Fuck…what a bummer. Probably would have skipped that PCB if I’d known.


----------



## Coda (Nov 23, 2021)

yazooligan said:


> Fuck…what a bummer. Probably would have skipped that PCB if I’d known.


You can get it to work, but it’s a bit more effort. Leakey Ge isn’t really usable…except in certain circumstances. It just takes a bit of searching.


----------



## fig (Nov 23, 2021)

It can be worked the other way 'round.



			https://forum.pedalpcb.com/threads/ge-transistors.7474/post-89798
		







						Tone Vendor MKI HFE
					

Where can I buy the 2SC381 ??  Wich HFE I must use in Q1, Q2 and Q3??  Could I use three OC75 instead 2SC381 ?  Thank you all, is my first fuzz




					forum.pedalpcb.com


----------



## yazooligan (Dec 17, 2021)

I just got three MP-40A’s from eBay and the seller says they’re matched, so I’m gonna try to put all three in the Vendor and see what happens.


----------



## yazooligan (Dec 28, 2021)

yazooligan said:


> I just got three MP-40A’s from eBay and the seller says they’re matched, so I’m gonna try to put all three in the Vendor and see what happens.


It worked!


----------



## beat (Jan 19, 2022)

JamieJ said:


> I bought a collection of >200 old transistors from eBay and picked through them to find the correct spec’d gain and leakage for my tone bender build. It’s a bit of a pain but it’s a very picky circuit. I played it a bit tonight and it sounds immense so it’s definitely worth the effort!

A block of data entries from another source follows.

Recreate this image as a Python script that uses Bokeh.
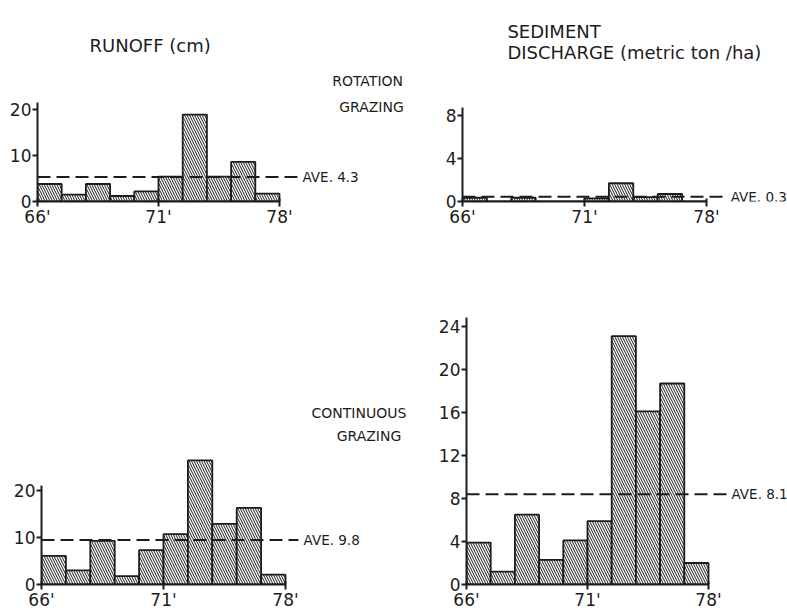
from bokeh.plotting import figure
from bokeh.models import FixedTicker, Label, LinearAxis
from bokeh.layouts import row, column
from bokeh.embed import file_html
from bokeh.resources import INLINE
import numpy as np

# ---------------- data ----------------
n_periods = 10
tick_positions = [0, 5, 10]
tick_labels = ["66'", "71'", "78'"]

runoff_rotation = [3.8, 1.5, 3.8, 1.2, 2.2, 5.4, 18.9, 5.4, 8.6, 1.7]
runoff_rotation_ave = 5.35
runoff_rotation_ave_text = "AVE. 4.3"

sediment_rotation = [0.35, 0.0, 0.35, 0.0, 0.0, 0.3, 1.7, 0.4, 0.7, 0.0]
sediment_rotation_ave = 0.45
sediment_rotation_ave_text = "AVE. 0.3"

runoff_continuous = [6.1, 3.0, 9.3, 1.8, 7.3, 10.7, 26.4, 12.9, 16.3, 2.1]
runoff_continuous_ave = 9.45
runoff_continuous_ave_text = "AVE. 9.8"

sediment_continuous = [3.9, 1.2, 6.5, 2.3, 4.1, 5.9, 23.1, 16.1, 18.7, 2.0]
sediment_continuous_ave = 8.4
sediment_continuous_ave_text = "AVE. 8.1"

runoff_yticks = [0, 10, 20]
sed_rot_yticks = [0, 4, 8]
sed_cont_yticks = [0, 4, 8, 12, 16, 20, 24]

FONT = "DejaVu Sans"
INK = "#1c1c1c"


def panel(vals, w, h, left, bottom, px_x, px_y, yticks, ytop,
          ave, ave_txt, ave_x, dash_end):
    fw = w - left
    fh = h - bottom
    p = figure(width=w, height=h, x_range=(0, fw / px_x), y_range=(0, fh / px_y),
               output_backend="svg", toolbar_location=None,
               min_border_left=left, min_border_bottom=bottom,
               min_border_top=0, min_border_right=0,
               x_axis_type=None, y_axis_type=None)
    p.outline_line_color = None
    p.background_fill_color = "white"
    p.border_fill_color = "white"
    p.grid.visible = False

    xa = LinearAxis(ticker=FixedTicker(ticks=tick_positions),
                    major_label_overrides={t: l for t, l in zip(tick_positions, tick_labels)},
                    bounds=(0, n_periods))
    ya = LinearAxis(ticker=FixedTicker(ticks=yticks), bounds=(0, ytop))
    for a in (xa, ya):
        a.axis_line_width = 2
        a.axis_line_color = INK
        a.major_tick_line_width = 2
        a.major_tick_line_color = INK
        a.minor_tick_line_color = None
        a.major_label_text_font = FONT
        a.major_label_text_font_size = "17px"
        a.major_label_text_color = INK
    xa.major_tick_out = 5
    xa.major_tick_in = 3
    xa.major_label_standoff = 0
    ya.major_tick_out = 5
    ya.major_tick_in = 0
    ya.major_label_standoff = 1
    p.add_layout(xa, "below")
    p.add_layout(ya, "left")

    xs = np.arange(n_periods) + 0.5
    p.vbar(x=xs, top=vals, bottom=0, width=1.0,
           fill_color="white", line_color=INK, line_width=1.8,
           hatch_pattern="\\", hatch_color=INK, hatch_scale=5, hatch_weight=1.0)
    p.segment(x0=[0], y0=[ave], x1=[dash_end], y1=[ave],
              line_color=INK, line_width=2, line_dash="13 6")
    p.add_layout(Label(x=ave_x, y=ave, text=ave_txt, text_font=FONT,
                       text_font_size="13.5px", text_color=INK,
                       text_align="left", text_baseline="middle"))
    return p


def txt(p, x, y, s, size, align="left"):
    p.add_layout(Label(x=x, y=y, text=s, text_font=FONT, text_font_size=size,
                       text_color=INK, text_align=align, text_baseline="middle"))


TOP_H = 232
BOT_H = 380
LEFT_W = 408
RIGHT_W = 379

# top-left: runoff, rotation grazing
tl = panel(runoff_rotation, LEFT_W, TOP_H, 37, 31, 24.2, 4.6, runoff_yticks, 21.5,
           runoff_rotation_ave, runoff_rotation_ave_text, 10.95, 10.74)
txt(tl, 2.15, 33.9, "RUNOFF (cm)", "18px")
txt(tl, 13.64, 26.1, "ROTATION", "14px", "center")
txt(tl, 13.8, 20.5, "GRAZING", "14px", "center")

# top-right: sediment, rotation grazing
tr = panel(sediment_rotation, RIGHT_W, TOP_H, 54, 31, 24.4, 10.75, sed_rot_yticks, 8.7,
           sediment_rotation_ave, sediment_rotation_ave_text, 10.99, 10.8)
txt(tr, 1.84, 15.86, "SEDIMENT", "18px")
txt(tr, 1.84, 13.86, "DISCHARGE (metric ton /ha)", "18px")

# bottom-left: runoff, continuous grazing
bl = panel(runoff_continuous, LEFT_W, BOT_H, 41, 28, 24.4, 4.7, runoff_yticks, 21.1,
           runoff_continuous_ave, runoff_continuous_ave_text, 10.74, 10.53)
txt(bl, 13.01, 36.4, "CONTINUOUS", "14px", "center")
txt(bl, 13.42, 31.7, "GRAZING", "14px", "center")

# bottom-right: sediment, continuous grazing
br = panel(sediment_continuous, RIGHT_W, BOT_H, 58, 28, 24.2, 10.75, sed_cont_yticks, 24.85,
           sediment_continuous_ave, sediment_continuous_ave_text, 10.95, 10.9)

layout = column(row(tl, tr), row(bl, br))
open("out.html", "w").write(file_html(layout, INLINE))
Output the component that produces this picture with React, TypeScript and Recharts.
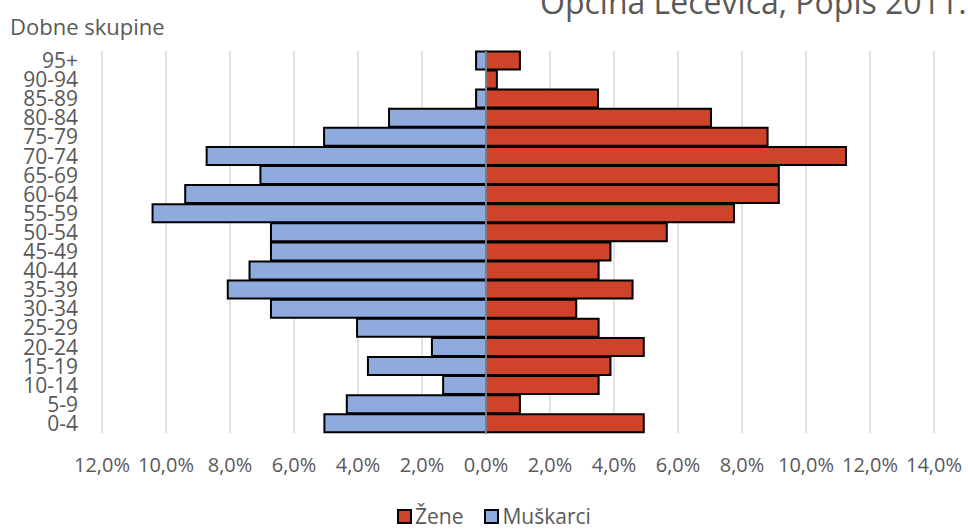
import React from "react";
import {
  BarChart,
  Bar,
  XAxis,
  YAxis,
  CartesianGrid,
  ReferenceLine,
} from "recharts";

// age groups, bottom to top
const ageGroups = [
  "0-4", "5-9", "10-14", "15-19", "20-24", "25-29", "30-34", "35-39", "40-44", "45-49",
  "50-54", "55-59", "60-64", "65-69", "70-74", "75-79", "80-84", "85-89", "90-94", "95+",
];

// share of total population, %
const menShare = [
  5.05, 4.35, 1.34, 3.69, 1.69, 4.03, 6.72, 8.07, 7.39, 6.72,
  6.72, 10.42, 9.4, 7.05, 8.73, 5.06, 3.03, 0.31, 0, 0.31,
];
const womenShare = [
  4.93, 1.06, 3.52, 3.89, 4.93, 3.52, 2.82, 4.58, 3.52, 3.89,
  5.65, 7.75, 9.15, 9.15, 11.25, 8.8, 7.03, 3.5, 0.34, 1.06,
];

const xTicks = [-12, -10, -8, -6, -4, -2, 0, 2, 4, 6, 8, 10, 12, 14];

const data = ageGroups.map((age, i) => ({
  age,
  Muškarci: -menShare[i],
  Žene: womenShare[i],
}));

const FONT = "'Open Sans', sans-serif";
const TEXT = "#595959";
const RED = "#D0432B";
const BLUE = "#8FAADC";

const fmtPct = (v: number) => Math.abs(v).toFixed(1).replace(".", ",") + "%";

const LegendBox = () => (
  <div
    style={{
      position: "absolute",
      left: 397,
      top: 502,
      display: "flex",
      alignItems: "center",
      fontFamily: FONT,
      fontSize: 21,
      color: TEXT,
      whiteSpace: "nowrap",
    }}
  >
    <span style={{ width: 11, height: 11, background: RED, border: "2px solid #000", marginRight: 3 }} />
    <span style={{ marginRight: 21 }}>Žene</span>
    <span style={{ width: 11, height: 11, background: BLUE, border: "2px solid #000", marginRight: 3 }} />
    <span>Muškarci</span>
  </div>
);

export default function App() {
  return (
    <div style={{ position: "absolute", left: 0, top: 0, width: 968, height: 529, background: "#fff", overflow: "hidden" }}>
      <div
        style={{
          position: "absolute",
          left: 540,
          top: -20,
          fontFamily: FONT,
          fontSize: 32,
          color: TEXT,
          whiteSpace: "nowrap",
        }}
      >
        Općina Lećevica, Popis 2011.
      </div>
      <div
        style={{
          position: "absolute",
          left: 10,
          top: 11,
          fontFamily: FONT,
          fontSize: 22,
          color: TEXT,
          whiteSpace: "nowrap",
        }}
      >
        Dobne skupine
      </div>
      <BarChart
        width={968}
        height={529}
        data={data}
        layout="vertical"
        stackOffset="sign"
        barCategoryGap="2%"
        margin={{ top: 51, right: 34, left: 0, bottom: 0 }}
      >
        <CartesianGrid horizontal={false} stroke="#D9D9D9" strokeWidth={1.5} />
        <XAxis
          type="number"
          domain={[-12, 14]}
          ticks={xTicks}
          tickFormatter={fmtPct}
          axisLine={false}
          tickLine={false}
          tickSize={0}
          tickMargin={25}
          interval={0}
          height={96}
          tick={{ fill: TEXT, fontSize: 20, fontFamily: FONT }}
        />
        <YAxis
          type="category"
          dataKey="age"
          reversed
          width={102}
          axisLine={false}
          tickLine={false}
          tickSize={0}
          tickMargin={24}
          interval={0}
          tick={{ fill: TEXT, fontSize: 21, fontFamily: FONT }}
        />
        <Bar dataKey="Žene" stackId="a" fill={RED} stroke="#000" strokeWidth={2} isAnimationActive={false} />
        <Bar dataKey="Muškarci" stackId="a" fill={BLUE} stroke="#000" strokeWidth={2} isAnimationActive={false} />
        <ReferenceLine x={0} stroke="#A6A6A6" strokeWidth={1.5} />
      </BarChart>
      <LegendBox />
    </div>
  );
}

What would you say is a good/bad ratio in buying in bulk?


----------



## yazooligan (Jan 19, 2022)

yazooligan said:


> It worked!


I’ve only tried putting in three MP-40A’s all with the same leakage. I might try switching in one or two with higher leakage to see if that affects the sound. As it is, the sound is very big and full, but not as high-gain as an original. You can max the volume and attack and still not have a ton of screeching feedback. Seems like an improvement over the original to me.


----------